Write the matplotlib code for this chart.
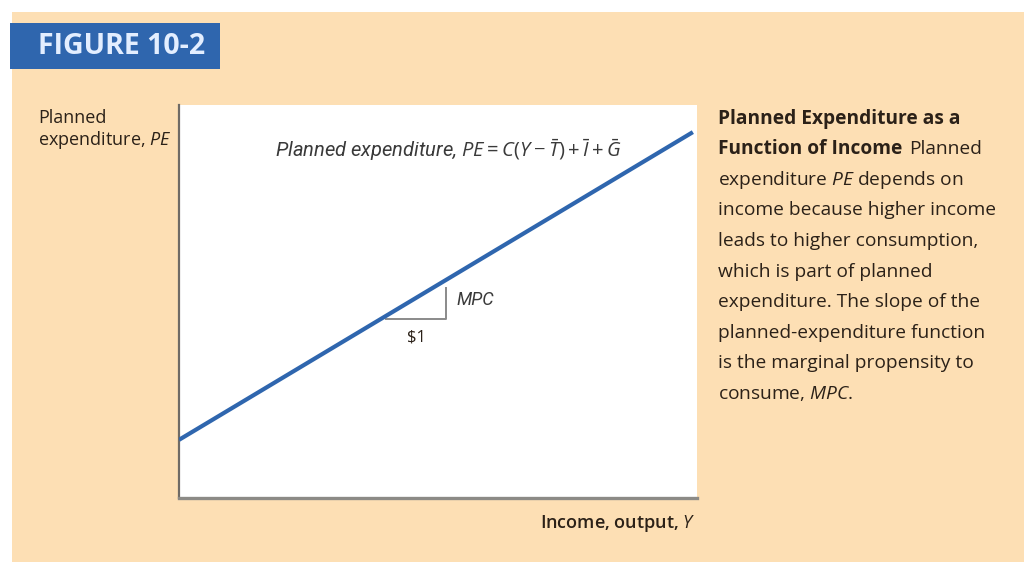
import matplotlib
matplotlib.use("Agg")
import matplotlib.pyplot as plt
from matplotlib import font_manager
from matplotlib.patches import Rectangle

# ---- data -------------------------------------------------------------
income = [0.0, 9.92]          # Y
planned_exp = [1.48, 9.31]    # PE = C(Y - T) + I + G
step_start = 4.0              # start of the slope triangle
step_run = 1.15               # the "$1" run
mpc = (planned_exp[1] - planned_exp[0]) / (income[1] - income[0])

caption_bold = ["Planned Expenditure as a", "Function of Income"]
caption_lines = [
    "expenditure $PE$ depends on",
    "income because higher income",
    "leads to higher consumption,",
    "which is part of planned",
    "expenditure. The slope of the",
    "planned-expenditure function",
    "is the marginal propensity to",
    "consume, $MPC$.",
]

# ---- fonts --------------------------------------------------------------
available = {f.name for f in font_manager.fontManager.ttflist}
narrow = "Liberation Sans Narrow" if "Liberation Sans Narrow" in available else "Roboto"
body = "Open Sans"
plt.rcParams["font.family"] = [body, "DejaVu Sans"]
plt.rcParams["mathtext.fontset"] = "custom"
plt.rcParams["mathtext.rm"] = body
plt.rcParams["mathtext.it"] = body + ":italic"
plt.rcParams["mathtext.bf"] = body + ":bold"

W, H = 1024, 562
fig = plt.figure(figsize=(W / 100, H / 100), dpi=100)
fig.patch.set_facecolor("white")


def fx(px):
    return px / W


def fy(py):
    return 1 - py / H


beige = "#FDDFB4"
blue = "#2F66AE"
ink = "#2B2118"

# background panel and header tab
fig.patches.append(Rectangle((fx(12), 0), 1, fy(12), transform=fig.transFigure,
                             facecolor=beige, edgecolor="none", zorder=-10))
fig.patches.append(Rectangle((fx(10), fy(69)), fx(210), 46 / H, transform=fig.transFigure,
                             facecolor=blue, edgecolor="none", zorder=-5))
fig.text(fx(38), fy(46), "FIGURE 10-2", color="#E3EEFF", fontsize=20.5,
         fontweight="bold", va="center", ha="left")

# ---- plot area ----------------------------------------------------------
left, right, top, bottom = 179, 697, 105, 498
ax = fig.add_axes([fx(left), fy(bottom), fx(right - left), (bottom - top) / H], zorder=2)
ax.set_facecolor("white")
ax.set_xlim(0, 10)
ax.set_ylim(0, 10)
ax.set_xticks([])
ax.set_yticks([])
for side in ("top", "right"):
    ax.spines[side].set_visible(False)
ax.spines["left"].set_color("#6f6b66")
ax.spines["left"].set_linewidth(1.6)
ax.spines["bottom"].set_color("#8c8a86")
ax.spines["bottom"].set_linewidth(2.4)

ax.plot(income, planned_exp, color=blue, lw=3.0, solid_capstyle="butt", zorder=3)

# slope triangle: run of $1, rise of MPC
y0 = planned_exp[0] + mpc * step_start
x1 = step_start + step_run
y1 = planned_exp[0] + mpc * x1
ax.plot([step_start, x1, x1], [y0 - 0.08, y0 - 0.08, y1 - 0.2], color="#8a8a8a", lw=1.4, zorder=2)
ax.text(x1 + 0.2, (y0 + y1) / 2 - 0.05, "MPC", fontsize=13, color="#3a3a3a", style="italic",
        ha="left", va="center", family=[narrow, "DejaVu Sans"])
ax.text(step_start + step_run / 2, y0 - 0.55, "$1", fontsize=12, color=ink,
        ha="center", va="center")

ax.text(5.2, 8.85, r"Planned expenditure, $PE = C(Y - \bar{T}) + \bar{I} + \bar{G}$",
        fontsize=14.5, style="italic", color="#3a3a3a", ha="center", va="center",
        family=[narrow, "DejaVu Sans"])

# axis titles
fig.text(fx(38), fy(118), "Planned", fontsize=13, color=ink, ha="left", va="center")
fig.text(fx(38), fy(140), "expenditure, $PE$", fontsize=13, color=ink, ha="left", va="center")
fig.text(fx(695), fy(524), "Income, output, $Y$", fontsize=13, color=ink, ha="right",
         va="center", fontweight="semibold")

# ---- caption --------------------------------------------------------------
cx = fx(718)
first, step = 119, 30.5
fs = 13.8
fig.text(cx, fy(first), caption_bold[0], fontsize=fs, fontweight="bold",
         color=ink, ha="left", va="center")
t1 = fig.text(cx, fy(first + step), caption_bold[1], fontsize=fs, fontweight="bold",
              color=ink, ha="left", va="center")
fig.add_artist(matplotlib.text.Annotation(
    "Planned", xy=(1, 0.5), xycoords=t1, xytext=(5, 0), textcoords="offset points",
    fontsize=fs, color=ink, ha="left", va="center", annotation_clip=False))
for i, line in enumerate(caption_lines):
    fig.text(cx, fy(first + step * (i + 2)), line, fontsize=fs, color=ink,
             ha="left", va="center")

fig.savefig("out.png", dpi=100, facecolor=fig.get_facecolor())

▶ **EXERCISE PROMPT**: From the data, pick out every line that includes "matplotlib".

▶ **CORRECT RESULT**:
Write the matplotlib code for this chart.
import matplotlib
matplotlib.use("Agg")
import matplotlib.pyplot as plt
from matplotlib import font_manager
from matplotlib.patches import Rectangle
fig.add_artist(matplotlib.text.Annotation(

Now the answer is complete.